» **WORK REQUIRED**: Restate the whole of the material. Keep every word, and drop the pictures.
·····
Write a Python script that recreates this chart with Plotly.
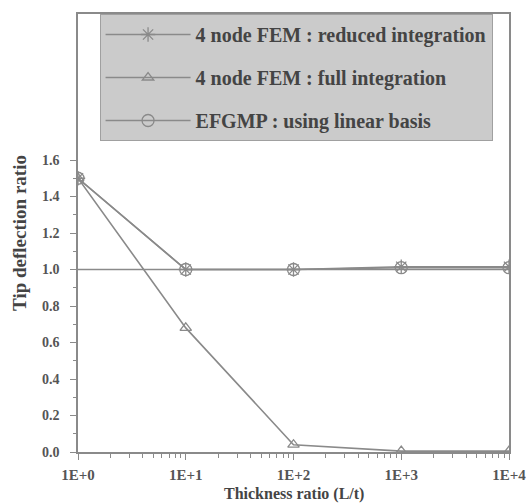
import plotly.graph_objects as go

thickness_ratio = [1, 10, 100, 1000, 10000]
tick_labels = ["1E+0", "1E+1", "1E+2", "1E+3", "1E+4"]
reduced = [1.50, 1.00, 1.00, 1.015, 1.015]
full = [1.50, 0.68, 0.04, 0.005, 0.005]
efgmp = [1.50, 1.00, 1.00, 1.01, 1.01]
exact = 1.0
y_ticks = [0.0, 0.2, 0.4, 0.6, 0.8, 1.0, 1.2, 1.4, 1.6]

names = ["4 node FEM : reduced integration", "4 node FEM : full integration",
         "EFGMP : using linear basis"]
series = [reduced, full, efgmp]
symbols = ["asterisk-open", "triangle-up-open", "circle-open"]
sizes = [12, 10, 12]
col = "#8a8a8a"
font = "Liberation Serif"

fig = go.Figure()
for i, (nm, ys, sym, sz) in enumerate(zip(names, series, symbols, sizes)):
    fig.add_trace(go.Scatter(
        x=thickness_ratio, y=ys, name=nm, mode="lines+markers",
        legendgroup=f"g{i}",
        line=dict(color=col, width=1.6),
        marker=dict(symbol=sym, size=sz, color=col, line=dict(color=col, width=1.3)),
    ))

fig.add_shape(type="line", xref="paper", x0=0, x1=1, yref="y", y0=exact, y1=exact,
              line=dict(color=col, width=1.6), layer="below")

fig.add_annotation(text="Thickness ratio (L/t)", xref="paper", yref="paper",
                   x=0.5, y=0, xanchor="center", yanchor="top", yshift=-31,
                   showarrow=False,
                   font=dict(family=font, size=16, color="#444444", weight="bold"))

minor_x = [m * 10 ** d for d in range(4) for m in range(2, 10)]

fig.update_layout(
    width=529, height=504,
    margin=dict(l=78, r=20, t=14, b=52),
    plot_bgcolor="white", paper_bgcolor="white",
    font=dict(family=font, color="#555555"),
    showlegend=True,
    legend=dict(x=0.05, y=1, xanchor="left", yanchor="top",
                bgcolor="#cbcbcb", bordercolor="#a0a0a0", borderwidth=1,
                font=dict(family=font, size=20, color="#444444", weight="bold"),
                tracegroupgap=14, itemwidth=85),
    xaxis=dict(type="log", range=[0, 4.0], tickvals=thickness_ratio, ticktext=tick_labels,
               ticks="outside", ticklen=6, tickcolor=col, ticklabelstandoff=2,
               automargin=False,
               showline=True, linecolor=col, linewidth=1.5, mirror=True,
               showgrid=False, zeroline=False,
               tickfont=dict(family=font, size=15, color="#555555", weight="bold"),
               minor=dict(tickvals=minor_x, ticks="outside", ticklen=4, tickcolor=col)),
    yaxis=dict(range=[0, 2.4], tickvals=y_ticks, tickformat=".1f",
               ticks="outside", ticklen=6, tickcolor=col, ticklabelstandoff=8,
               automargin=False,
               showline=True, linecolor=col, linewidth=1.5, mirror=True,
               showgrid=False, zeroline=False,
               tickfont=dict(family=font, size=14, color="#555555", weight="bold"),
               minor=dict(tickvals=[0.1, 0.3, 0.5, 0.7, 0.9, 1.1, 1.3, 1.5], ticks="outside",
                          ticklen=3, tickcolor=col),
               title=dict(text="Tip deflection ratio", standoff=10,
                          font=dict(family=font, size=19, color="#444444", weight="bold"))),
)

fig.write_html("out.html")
·····
» **RESULT OF THIS TASK**:
Write a Python script that recreates this chart with Plotly.
import plotly.graph_objects as go

thickness_ratio = [1, 10, 100, 1000, 10000]
tick_labels = ["1E+0", "1E+1", "1E+2", "1E+3", "1E+4"]
reduced = [1.50, 1.00, 1.00, 1.015, 1.015]
full = [1.50, 0.68, 0.04, 0.005, 0.005]
efgmp = [1.50, 1.00, 1.00, 1.01, 1.01]
exact = 1.0
y_ticks = [0.0, 0.2, 0.4, 0.6, 0.8, 1.0, 1.2, 1.4, 1.6]

names = ["4 node FEM : reduced integration", "4 node FEM : full integration",
         "EFGMP : using linear basis"]
series = [reduced, full, efgmp]
symbols = ["asterisk-open", "triangle-up-open", "circle-open"]
sizes = [12, 10, 12]
col = "#8a8a8a"
font = "Liberation Serif"

fig = go.Figure()
for i, (nm, ys, sym, sz) in enumerate(zip(names, series, symbols, sizes)):
    fig.add_trace(go.Scatter(
        x=thickness_ratio, y=ys, name=nm, mode="lines+markers",
        legendgroup=f"g{i}",
        line=dict(color=col, width=1.6),
        marker=dict(symbol=sym, size=sz, color=col, line=dict(color=col, width=1.3)),
    ))

fig.add_shape(type="line", xref="paper", x0=0, x1=1, yref="y", y0=exact, y1=exact,
              line=dict(color=col, width=1.6), layer="below")

fig.add_annotation(text="Thickness ratio (L/t)", xref="paper", yref="paper",
                   x=0.5, y=0, xanchor="center", yanchor="top", yshift=-31,
                   showarrow=False,
                   font=dict(family=font, size=16, color="#444444", weight="bold"))

minor_x = [m * 10 ** d for d in range(4) for m in range(2, 10)]

fig.update_layout(
    width=529, height=504,
    margin=dict(l=78, r=20, t=14, b=52),
    plot_bgcolor="white", paper_bgcolor="white",
    font=dict(family=font, color="#555555"),
    showlegend=True,
    legend=dict(x=0.05, y=1, xanchor="left", yanchor="top",
                bgcolor="#cbcbcb", bordercolor="#a0a0a0", borderwidth=1,
                font=dict(family=font, size=20, color="#444444", weight="bold"),
                tracegroupgap=14, itemwidth=85),
    xaxis=dict(type="log", range=[0, 4.0], tickvals=thickness_ratio, ticktext=tick_labels,
               ticks="outside", ticklen=6, tickcolor=col, ticklabelstandoff=2,
               automargin=False,
               showline=True, linecolor=col, linewidth=1.5, mirror=True,
               showgrid=False, zeroline=False,
               tickfont=dict(family=font, size=15, color="#555555", weight="bold"),
               minor=dict(tickvals=minor_x, ticks="outside", ticklen=4, tickcolor=col)),
    yaxis=dict(range=[0, 2.4], tickvals=y_ticks, tickformat=".1f",
               ticks="outside", ticklen=6, tickcolor=col, ticklabelstandoff=8,
               automargin=False,
               showline=True, linecolor=col, linewidth=1.5, mirror=True,
               showgrid=False, zeroline=False,
               tickfont=dict(family=font, size=14, color="#555555", weight="bold"),
               minor=dict(tickvals=[0.1, 0.3, 0.5, 0.7, 0.9, 1.1, 1.3, 1.5], ticks="outside",
                          ticklen=3, tickcolor=col),
               title=dict(text="Tip deflection ratio", standoff=10,
                          font=dict(family=font, size=19, color="#444444", weight="bold"))),
)

fig.write_html("out.html")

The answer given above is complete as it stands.